Seeing clearly
It can be surprisingly difficult to see clearly, even in the simplest and most mundane circumstances. Here’s an example.
I have built a collection of pens. It includes a bunch of fountain pens, gel pens, fineliners, ballpoint pens, highlighters, and markers.
I’m always experimenting with new pens. I’ll see one that has an interesting design or claims a fancy new feature and want to try it out.
Such was the case with the Pilot Acroball.
The Pilot Acroball uses ink that is specially designed to blend the benefits of ballpoint (smudge resistance, quick drying) and gel pens (bold, vibrant color).
The Acroball comes in multiple variations, from disposable (though refillable) plastic barrel options to the sleek, premium metal barrel Acroball 1000. You can also get them with various color inks.
I have a few of the plastic barrel Acroballs and these have a tread-like textured rubber grip. At first I liked this a lot.

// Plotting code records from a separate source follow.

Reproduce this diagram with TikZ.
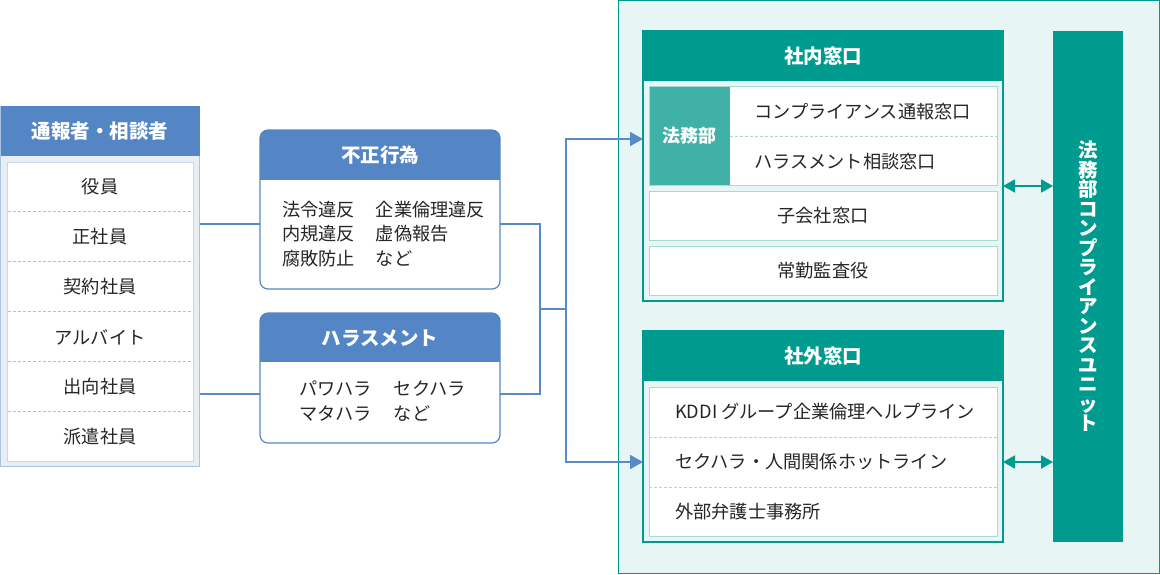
\documentclass[tikz,border=0pt]{standalone}
\usepackage{fontspec}
\setmainfont{Noto Sans CJK JP}
\usetikzlibrary{arrows.meta, positioning}
\definecolor{hdrblue}{RGB}{84,134,198}
\definecolor{linkblue}{RGB}{88,138,202}
\definecolor{leftedge}{RGB}{170,196,224}
\definecolor{leftbg}{RGB}{232,238,243}
\definecolor{leftinner}{RGB}{200,216,234}
\definecolor{unitteal}{RGB}{0,155,143}
\definecolor{lawteal}{RGB}{64,177,167}
\definecolor{panelbg}{RGB}{231,245,244}
\definecolor{rowedge}{RGB}{166,218,212}

\tikzset{
  hdr/.style={font=\bfseries\fontsize{19.5}{20}\selectfont, text=white},
  txt/.style={font=\fontsize{18.2}{24.5}\selectfont, text=black!85, inner sep=0pt},
  box/.style={anchor=north west, inner sep=0pt, outer sep=0pt},
  rowbox/.style={box, txt, draw=rowedge, fill=white, line width=1pt, minimum width=348},
  divider/.style={densely dashed, line width=0.6pt},
  link/.style={draw=linkblue, line width=1.8pt},
  sendto/.style={link, -{Triangle[length=13pt,width=14pt]}},
  twoway/.style={draw=unitteal, line width=1.8pt,
    {Triangle[length=12pt,width=13pt]}-{Triangle[length=12pt,width=13pt]}},
}

\begin{document}
\begin{tikzpicture}[x=1pt, y=-1pt]
\useasboundingbox (0,0) rectangle (1160,574);

% reporters
\node[box, draw=leftedge, fill=leftbg, line width=1pt, minimum width=199, minimum height=360] (who) at (0.5,106) {};
\fill[hdrblue] (who.north west) rectangle (who.east |- 0,156);
\node[hdr] (whoHead) at (100,131) {通報者・相談者};
\node[box, draw=leftinner, fill=white, line width=1pt, minimum width=186, minimum height=299] (whoList) at (7,162) {};
\foreach \name [count=\i] in {役員,正社員,契約社員,アルバイト,出向社員,派遣社員}
  \node[txt] (who\i) at (100,137+50*\i) {\name};
\foreach \i in {1,...,5}
  \draw[divider, leftedge] (7.5,161+50*\i) -- (192.5,161+50*\i);

% misconduct
\node[box, draw=hdrblue, fill=white, line width=1.2pt, rounded corners=8, minimum width=240, minimum height=159] (fraud) at (260,130) {};
\begin{scope}
  \clip[rounded corners=8] (fraud.north west) rectangle (fraud.south east);
  \fill[hdrblue] (fraud.north west) rectangle (fraud.east |- 0,180);
\end{scope}
\node[hdr] (fraudHead) at (380,155) {不正行為};
\node[txt, anchor=west, align=left] (fraudList) at (282,234)
  {法令違反\hspace{21pt}企業倫理違反\\内規違反\hspace{21pt}虚偽報告\\腐敗防止\hspace{21pt}など};

% harassment
\node[box, draw=hdrblue, fill=white, line width=1.2pt, rounded corners=8, minimum width=240, minimum height=130] (harass) at (260,313) {};
\begin{scope}
  \clip[rounded corners=8] (harass.north west) rectangle (harass.south east);
  \fill[hdrblue] (harass.north west) rectangle (harass.east |- 0,362);
\end{scope}
\node[hdr] (harassHead) at (380,338) {ハラスメント};
\node[txt, anchor=west, align=left] (harassList) at (299,401)
  {パワハラ\hspace{22pt}セクハラ\\マタハラ\hspace{22pt}など};

% desks
\node[box, draw=unitteal, fill=panelbg, line width=1pt, minimum width=541, minimum height=573] (panel) at (618.5,0.5) {};

\node[box, draw=unitteal, line width=1.2pt, minimum width=360, minimum height=270] (inWin) at (643,31) {};
\fill[unitteal] (inWin.north west) rectangle (inWin.east |- 0,81);
\node[hdr] (inHead) at (823,56) {社内窓口};
\node[rowbox, minimum height=99] (lawGroup) at (649,86) {};
\node[box, fill=lawteal, minimum width=80, minimum height=98, font=\bfseries\fontsize{18}{20}\selectfont, text=white] (law) at (649.5,86.5) {法務部};
\node[txt, anchor=west] (lawRow1) at (754,112) {コンプライアンス通報窓口};
\node[txt, anchor=west] (lawRow2) at (754,162) {ハラスメント相談窓口};
\draw[divider, rowedge] (law.east |- 0,136) -- (lawGroup.east |- 0,136);
\node[rowbox, minimum height=49] (subsid) at (649,191) {子会社窓口};
\node[rowbox, minimum height=49] (auditor) at (649,246) {常勤監査役};

\node[box, draw=unitteal, line width=1.2pt, minimum width=360, minimum height=211] (outWin) at (643,331) {};
\fill[unitteal] (outWin.north west) rectangle (outWin.east |- 0,381);
\node[hdr] (outHead) at (823,356) {社外窓口};
\node[rowbox, minimum height=149] (outList) at (649,387) {};
\node[txt, anchor=west] (outRow1) at (675,412) {KDDI グループ企業倫理ヘルプライン};
\node[txt, anchor=west] (outRow2) at (675,462) {セクハラ・人間関係ホットライン};
\node[txt, anchor=west] (outRow3) at (675,512) {外部弁護士事務所};
\foreach \y in {437,487}
  \draw[divider, rowedge] (outList.west |- 0,\y) -- (outList.east |- 0,\y);

\node[box, fill=unitteal, minimum width=70, minimum height=511] (unit) at (1053,31) {};
\node[hdr, align=center, font=\bfseries\fontsize{19.5}{19.5}\selectfont] (unitText) at (unit.center)
  {法\\務\\部\\コ\\ン\\プ\\ラ\\イ\\ア\\ン\\ス\\ユ\\ニ\\ッ\\ト};

% connectors
\coordinate (fork) at (540,309);
\coordinate (hub) at (566,309);
\draw[link] (who.east |- 0,224) -- (fraud.west |- 0,224);
\draw[link] (who.east |- 0,394) -- (harass.west |- 0,394);
\draw[link] (fraud.east |- 0,224) -| (fork) |- (harass.east |- 0,394);
\draw[link] (fork) -- (hub);
\draw[sendto] (hub) |- (inWin.west |- 0,139);
\draw[sendto] (hub) |- (outWin.west |- 0,462);
\draw[twoway] (inWin.east |- 0,186) -- (unit.west |- 0,186);
\draw[twoway] (outWin.east |- 0,462) -- (unit.west |- 0,462);
\end{tikzpicture}
\end{document}
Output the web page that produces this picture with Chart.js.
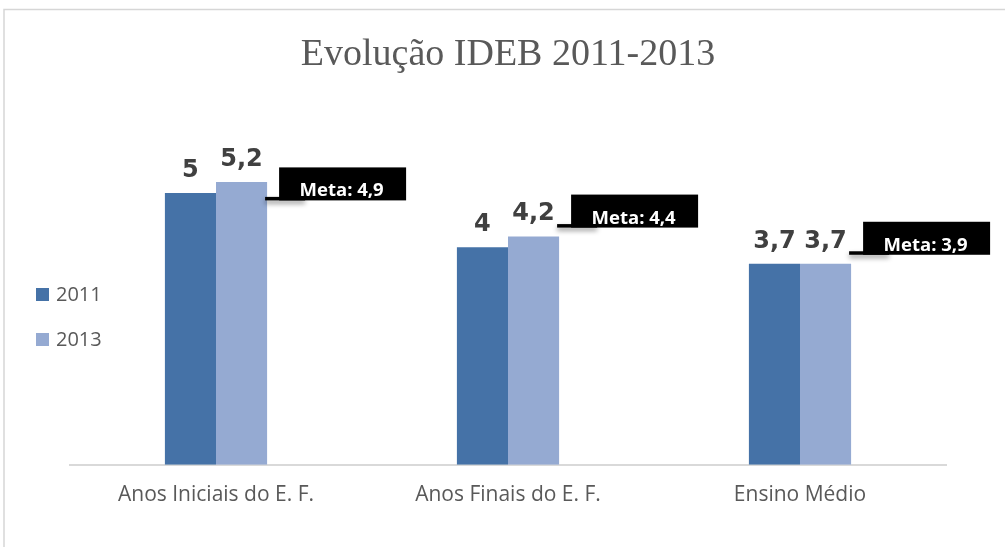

Then I noticed something weird. My fingers seemed to stick to the grip. It felt tacky. My fingers felt like they had some kind of residue on them afterward.
This was clearly an unpleasant feeling and I didn’t like it.
The funny thing is, though, that I kept using the pens on and off for quite some time.
I would put them aside for a while, then try again.
I was questioning myself in a way. Is that tacky sensation real? Why would it be like that? It must just be me... these pens would be awesome if only it weren’t for this... so maybe this just doesn’t actually exist?
Though the bottom line was clear—I didn’t like the experience of using these pens—it took a lot of hemming and hawing, back and forth, and internal dialogue to just stop using them. I had to convince myself that my obvious preference was real.
This was a low stakes decision. I have plenty of pens and these ones did not represent a big financial investment. They were literally disposable pens. Had they disappeared of their own accord at any point I would not have minded.
But something about actively choosing to let go of the idea of what they could be, and instead pay attention to what they actually were, was very difficult. The imaginary future is alluring.